Optionally, I use a house rule, similar to 3E, that if you have Reach and your enemy does not when closing, you can take an AOO. To keep Polearm Master relevant (which grants an AOO regardless if the other target has reach), I house rule its first use does not consume a Reaction.
 





MarkB

Legend
One which is more of a general point about reactions, but which can trip people up, is that you get your reaction back at the start of your turn and you can use it during your turn. So if a creature manages to move away from you during your turn, you can make an opportunity attack against it (assuming the other normal conditions are met).

Also, regarding reach weapons, one thing worth noting is that ranged attacks only have disadvantage if you are within 5 feet of an opponent, not if you are within their reach, so if you're up against someone with reach, you can step back 5 feet with impunity and then make ranged attacks without penalty.
 

Dr. Bull

Explorer
One which is more of a general point about reactions, but which can trip people up, is that you get your reaction back at the start of your turn and you can use it during your turn. So if a creature manages to move away from you during your turn, you can make an opportunity attack against it (assuming the other normal conditions are met).

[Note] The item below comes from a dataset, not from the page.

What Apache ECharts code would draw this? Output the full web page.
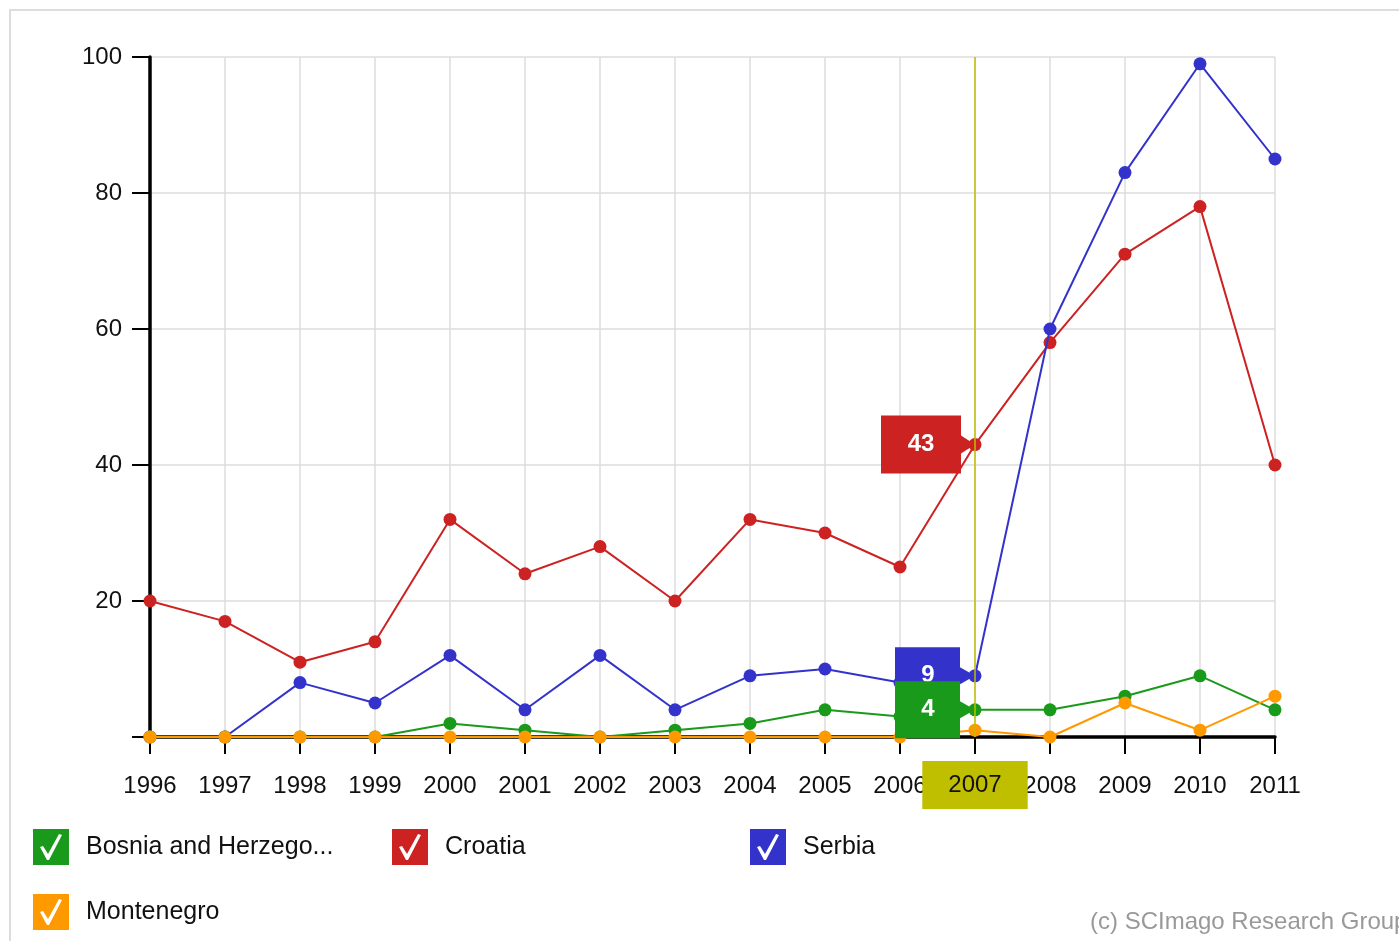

Also, regarding reach weapons, one thing worth noting is that ranged attacks only have disadvantage if you are within 5 feet of an opponent, not if you are within their reach, so if you're up against someone with reach, you can step back 5 feet with impunity and then make ranged attacks without penalty.
Excellent points.
 

The Polearm and Spear, in my experience, got little use in prior edition D&D campaigns because of the lack of numerical or tactical advantage when using them. For the Fighter class that can take many feats, that's changed quite a bit with Polearm Master.
I built an entire character in 3.5 around polearm AoO shenanigans. Glaives are fun!

So are delivering held touch spells with the unarmed strike during an AoO.
 

modernkutuzov

Villager
One which is more of a general point about reactions, but which can trip people up, is that you get your reaction back at the start of your turn and you can use it during your turn. So if a creature manages to move away from you during your turn, you can make an opportunity attack against it (assuming the other normal conditions are met).

Also, regarding reach weapons, one thing worth noting is that ranged attacks only have disadvantage if you are within 5 feet of an opponent, not if you are within their reach, so if you're up against someone with reach, you can step back 5 feet with impunity and then make ranged attacks without penalty.
To your point, I think Cassandra's line, "It uses your reaction for the turn" should read, "it uses your reaction for the round".

Super fun article!
 

Pax Drowana

Explorer
Also, regarding reach weapons, one thing worth noting is that ranged attacks only have disadvantage if you are within 5 feet of an opponent, not if you are within their reach, so if you're up against someone with reach, you can step back 5 feet with impunity and then make ranged attacks without penalty.
OK, getting increasingly far OT from Opportunity Attacks, but it's worth pointing out that ranged attacks only have disadvantage within 5 feet of a Hostile creature who can see you. Ask the Gloomstalker Ranger how he knows this rule.
 

TerraDave

5ever, or until 2024
Its funny we are doing these now...but I guess it makes sense giving the changing demographics of the site...and the game.

One practical implication of 5E opportunity attacks: you can move around a single opponent, as long as you don't move away, and not draw one. This is different then in some past editions.

Speaking of past editions...2Es optional book "Combat and Tactics" introduced "Attacks of Opportunity". These were drawn for withdrawing from combat, but also sometimes for other actions, like making an unarmed attack against an armed opponent. Some of this carried over into 3e.

Before that, in early editions of D&D, turning and fleeing melee would give the opponent a free attack. Often at a bonus for striking the fleeing characters rear. (+2 to hit and no shield bonus to AC in "Holmes basic", for example). There was some ambiguity if a fighting withdrawal was possible, though in practice DMs often allowed it.